Es gibt grundsätzlich die Frage: nutzt man die Strecke mit der Fähre von Wannsee nach Kladow oder fährt man durch Potsdam über Sacrow? Ich habe mich für die Strecke über Land entschieden, da ich die Fährstrecke schon kannte und keine Lust und Zeit hatte, bis zur nächsten vollen Stunde zu warten.

Es gibt viel zu sehen unterwegs: Wiesen, Wälder, Äcker, Häfen, Wohnsiedlungen sowohl alte als auch sehr viel neue. In Hennigsdorf konnte man gerade im Bombardier-Werk schicke nagelneue S-Bahnzüge für Nürnberg stehen sehen – da könnte sich die Berliner S-Bahn eine Scheibe abschneiden.

Und natürlich gibt es die geschichtsträchtigen Stellen rund um das alte West-Berlin, Mauerreste, Wachtürme, diverse Gedenksteine der Maueropfer. In Berlins Mitte dann ganz großes Kino: Bundestag, Reichstag, Hauptbahnhof, Brandenburger Tor usw..

 

Allerdings ist der Teil durch die Stadtmitte auch der unangenehmste: viel Verkehr, lautes Hupen, hektisches Treiben, rote Ampeln und vor allem schlechte Beschilderung. Wer hier auf Anhieb den korrekten Weg erwischt, kann sich glücklich schätzen.

Dank GPS-Navigationstechnik konnte ich diverse Schnitzer einigermaßen wieder korrigieren.

Was negativ in Erinnerung bleibt ist die Tatsache, dass inzwischen nicht nur die Anwohner am Griebnitzsee den öffentlichen Weg blockieren und ihrem Grundstück zuschlagen sondern auch einige Anwohner in Groß Glienicke. Überall sieht man Plakate der Bürgerinitiativen „Freies Ufer“ hängen.

 

Beim Griebnitzsee gibt es auch bereits eine neue Beschilderung für eine Parallel-Route – und die ist für an schicken und exklusiven Villen Interessierte wirklich eine Augenweide. In Potsdam scheinen sich viele zahlungskräftige Leute eingekauft zu haben.

Man muß staunen, welche lauschigen Plätze es auf dieser Tour zu sehen gibt, teilweise auf ehemaligem Ostgebiet, teilweise im alten West-Berlin.

Noch mal zur Streckenausschilderung: von 10 Schildern sieht man leider nur etwa neun, das ist wie beim Suchbild mit 10 Fehlern – der letzte hat sich gut versteckt.
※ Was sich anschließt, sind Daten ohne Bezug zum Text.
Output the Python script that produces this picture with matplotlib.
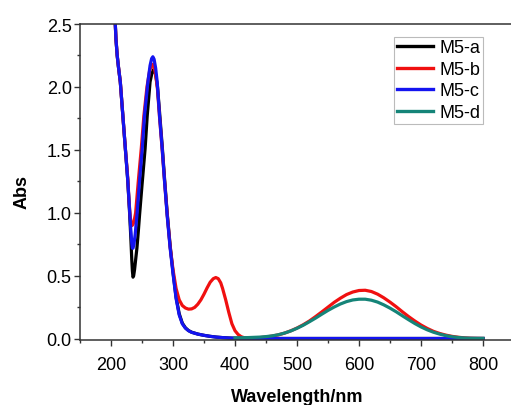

So gibt es Mauerweg-Wegweiser, die im Schatten von „Ende der Tempo 30-Zone“-Schildern völlig verdeckt sind, oder es sind Zusatzschilder unter anderen Markierungen, meist handtellergroß. Manchmal sind einfach die Sträucher im Vordergrund zu kräftig gewachsen, so dass man auch einige Schilder durch Blattwerk verdeckt vorfindet. Und es gibt natürlich auch Alternativrouten; es ist immer toll wenn ein Weg sowohl nach links als auch nach rechts weist…

 

Zusammenfassung:

Insgesamt eine tolle Erlebnisfahrt, für die meisten bieten sich drei Etappen an, die kann man ohne allzu große Blessuren überstehen, zwei sind schon ziemlich anstrengend, zumal man mit den Kilometern der ersten Etappe in den Beinen noch mal aufs Rad muß und An- und Abfahrt zu den Etappenabschnitten vorsehen muß, in einer Etappe ist es aber das Non plus ultra: nur 1x Anfahrt und nur 1x regenerieren…trotzdem: das Rad wird in den nächsten Tagen höchstens für die Kurzstrecke zum Bäcker eingesetzt.

Wer die vielen interessanten Häuser, Stadtansichten, Denkmäler oder auch das Schöne in der Natur fotografieren möchte, sollte 1-2 h zusätzlich an Zeit einplanen.

Ich denke ernsthaft darüber nach, diese Strecke als geführte Radtour anzubieten – natürlich nicht im November, sondern im Mai/Juni, wo das Tageslicht ausreichend lange für eine 12-Stunden-Tour reicht, mit entsprechend langen Pausen, versteht sich.

Ach so, der geneigte Leser mag sich fragen, wie es mir denn am Folgetag so geht…naja, die Beine sind etwas müde und ich komme etwas schwerer aus einem Sessel hoch – aber ansonsten alles top! Morgen geht es wieder auf eine 11 km-Wanderung.